Pockets by Hannah Carlson

Pockets by Hannah Carlson

Author:Hannah Carlson [Carlson, Hannah]
Language: eng
Format: epub
Publisher: Algonquin Books
Published: 2023-09-15T00:00:00+00:00


Figure 1. Christian Dior day suit, photograph by Arik Nepo, published in “The News in Paris,” Vogue, March 15, 1949. With his “calla-lily pockets” Dior helped the “pocket theme” dominate the spring Paris collections in 1949.

CHAPTER 6 Pocket Play:

Designing for “Doubly Decorative Value”

Is it true, as Christian Dior claimed in 1954, that “men have pockets to keep things in, women for decoration”? If so, it is a phenomenon Dior actively helped to perpetuate. In the ten short years of his career before his early death in 1957, the fashion press often called out a dramatic pocket embellishment as “unmistakably Dior.” Some Dior pockets were pointy and “whisked out beyond the shoulders” like wings in flight. His “kangaroo pockets” flopped high over the breasts rather disconcertingly, while his “calla-lily pockets” were petal shaped and rose up to the shoulders, jutting forward in a scrolling arch (figure 1). Whether set high under the slope of the clavicle or sharply angled along the hips, these gestural pockets helped stress some feature of the silhouette Dior hoped to accentuate. Very few, however, could carry much more than a pretty handkerchief.

In early twenty-first-century discussions of the gendered politics of pockets, Dior’s witticism has made the rounds. Cited in articles and gallery-wall texts, it identifies differing design motives at work in men’s and women’s wear. The quip condenses what we sense to be generally true: that men’s clothes are made for utility and women’s for beauty. Dior’s own work confirms that this was the case for women’s wear in the 1950s, and a cursory survey of pocketing after the eighteenth century would have given him all the evidence needed to confirm that men’s wear, in contrast, had not much bothered itself with decorative effects. Men’s pockets have not jutted out spectacularly, drooped suggestively, or been made to mimic wings or calla lily petals. They have tended not to refer to other objects or involve jokes, mimicry, or trompe l’oeil. Resolutely straightforward, their form has followed their function.

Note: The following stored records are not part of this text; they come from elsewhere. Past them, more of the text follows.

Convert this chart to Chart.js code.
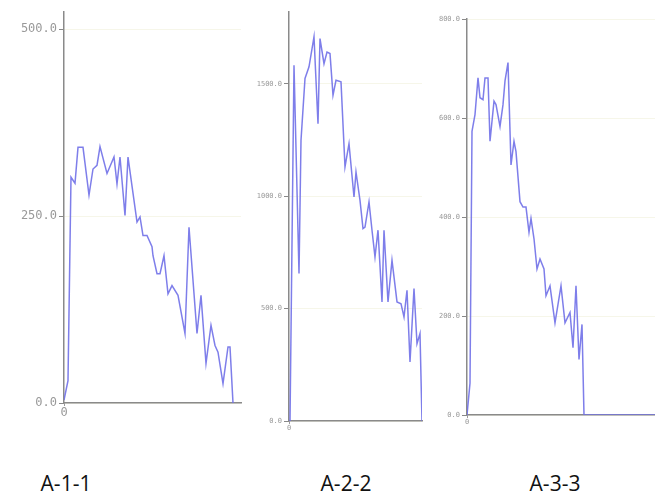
<!DOCTYPE html>
<html>
<head>
<meta charset="utf-8">
<script src="https://cdn.jsdelivr.net/npm/chart.js@4"></script>
<style>
  body { margin: 0; background: #fff; width: 655px; height: 497px; position: relative; overflow: hidden; }
  canvas { position: absolute; }
  .cap { position: absolute; top: 469px; width: 120px; text-align: center;
         font-family: "Open Sans", sans-serif; font-size: 21px; line-height: 28px; color: #111; }
</style>
</head>
<body>
<canvas id="c1" width="250" height="425" style="left:0;top:0"></canvas>
<canvas id="c2" width="184" height="440" style="left:240px;top:0"></canvas>
<canvas id="c3" width="230" height="435" style="left:425px;top:0"></canvas>
<div class="cap" style="left:6px">A-1-1</div>
<div class="cap" style="left:286px">A-2-2</div>
<div class="cap" style="left:495px">A-3-3</div>
<script>
// values (x = offset along the axis, y = value)
const xs1 = [0,4,7,11,14,19,25,29,33,36,43,50,53,56,61,64,73,76,79,83,88,89,93,96,100,104,108,114,121,125,133,137,142,147,151,154,159,164,166,169];
const ys1 = [4,30,302,294,342,342,278,313,318,343,307,329,293,329,251,329,242,249,224,224,209,197,173,173,197,146,157,144,93,235,93,144,53,104,77,68,26,75,75,0];
const yTicks1 = [0, 250, 500];

const xs2 = [1,5,10,12,16,20,25,29,31,35,38,41,44,47,52,56,60,65,67,71,74,76,80,83,86,89,93,95,99,103,108,112,115,118,121,125,128,131,133];
const ys2 = [0,1583,656,1249,1524,1576,1709,1323,1702,1590,1642,1635,1450,1516,1509,1131,1234,997,1108,982,856,863,975,849,730,849,530,849,530,715,530,522,463,582,263,589,344,389,0];
const yTicks2 = [0, 500, 1000, 1500];

const xs3 = [0,3,5,8,11,13,16,18,21,23,27,29,33,36,38,41,44,47,49,53,56,59,62,64,67,70,73,77,79,83,88,94,98,103,106,109,112,115,117,188];
const ys3 = [0,64,573,607,681,641,637,681,681,553,634,627,583,627,675,712,505,553,532,431,420,420,369,397,356,295,315,295,241,261,186,261,186,207,136,261,112,183,0,0];
const yTicks3 = [0, 200, 400, 600, 800];

const xTicks = [0];

function makeChart(id, xs, ys, yTicks, opts) {
  const points = xs.map((x, i) => ({ x: x, y: ys[i] }));
  return new Chart(document.getElementById(id), {
    type: "line",
    data: {
      datasets: [{
        data: points,
        borderColor: "rgba(112,112,232,0.9)",
        borderWidth: 1.5,
        pointRadius: 0,
        tension: 0,
        fill: false,
      }],
    },
    options: {
      responsive: false,
      animation: false,
      devicePixelRatio: 1,
      plugins: { legend: { display: false }, tooltip: { enabled: false } },
      layout: { padding: { top: opts.top, right: opts.right, left: 0, bottom: 0 } },
      scales: {
        x: {
          type: "linear",
          min: 0,
          max: opts.xMax,
          afterBuildTicks: (s) => { s.ticks = xTicks.map((v) => ({ value: v })); },
          afterFit: (s) => { s.height = opts.xh; },
          grid: { drawOnChartArea: false, tickLength: 3, tickColor: "#999" },
          border: { color: "#8a8a8a", width: 1.5 },
          ticks: { font: { family: "DejaVu Sans Mono", size: opts.fs }, color: "#999", padding: 0, maxRotation: 0 },
        },
        y: {
          min: 0,
          max: opts.yMax,
          afterBuildTicks: (s) => { s.ticks = yTicks.map((v) => ({ value: v })); },
          afterFit: (s) => { s.width = opts.yw; },
          grid: { color: "rgba(238,238,212,0.5)", tickLength: 5, tickColor: "#888" },
          border: { color: "#8a8a8a", width: 1.5 },
          ticks: {
            font: { family: "DejaVu Sans Mono", size: opts.fs },
            color: "#999",
            padding: 2,
            callback: (v) => Number(v).toFixed(1),
          },
        },
      },
    },
  });
}

makeChart("c1", xs1, ys1, yTicks1, { top: 12, right: 9, xMax: 177, yMax: 523, yw: 64, xh: 22, fs: 12 });
makeChart("c2", xs2, ys2, yTicks2, { top: 12, right: 2, xMax: 133, yMax: 1820, yw: 49, xh: 19, fs: 7 });
makeChart("c3", xs3, ys3, yTicks3, { top: 19, right: 0, xMax: 188, yMax: 800, yw: 42, xh: 20, fs: 7 });
</script>
</body>
</html>
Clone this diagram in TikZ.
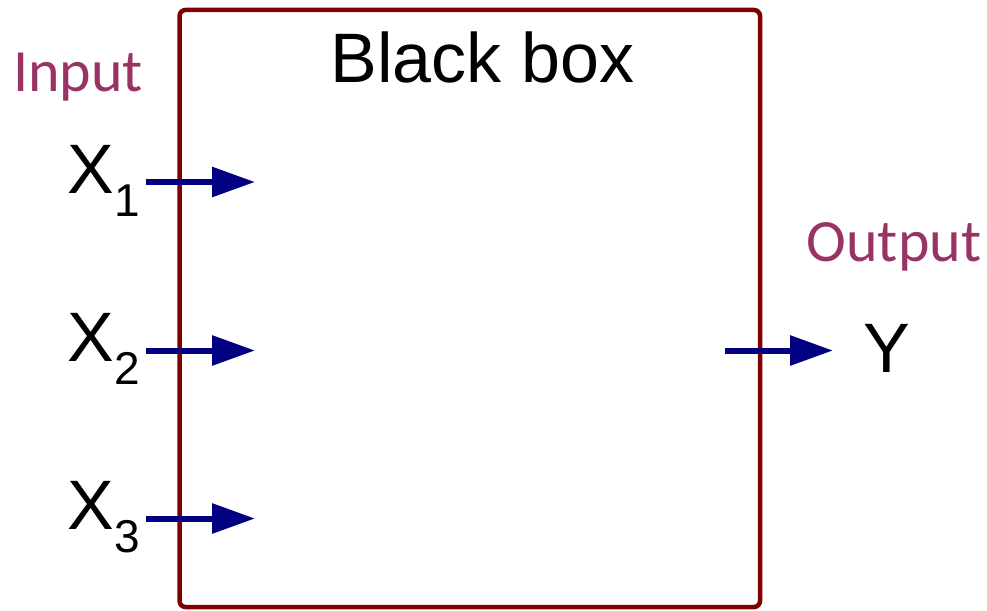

Yet as with any pithy pronouncement, one does well to interrogate it. It is possible that Dior exaggerated the lack of whimsy in pockets that adorn clothing designed for men. Also possible: that Dior failed to acknowledge the cultural work that ornamental pockets can perform—that ornament can act as a vehicle through which to express aesthetic propositions and ideas. (Analogies and jokes, after all, challenge wearers and viewers to see things in a new way.) In fact pockets have participated in fashion’s imaginative projects with increasing exuberance in the twentieth and twenty-first centuries, and this has been the case in women’s wear, men’s wear, and gender-agnostic clothing. As art historian Ann Hollander observed, sensible aspects of clothing are “no sooner put into use than put into play.”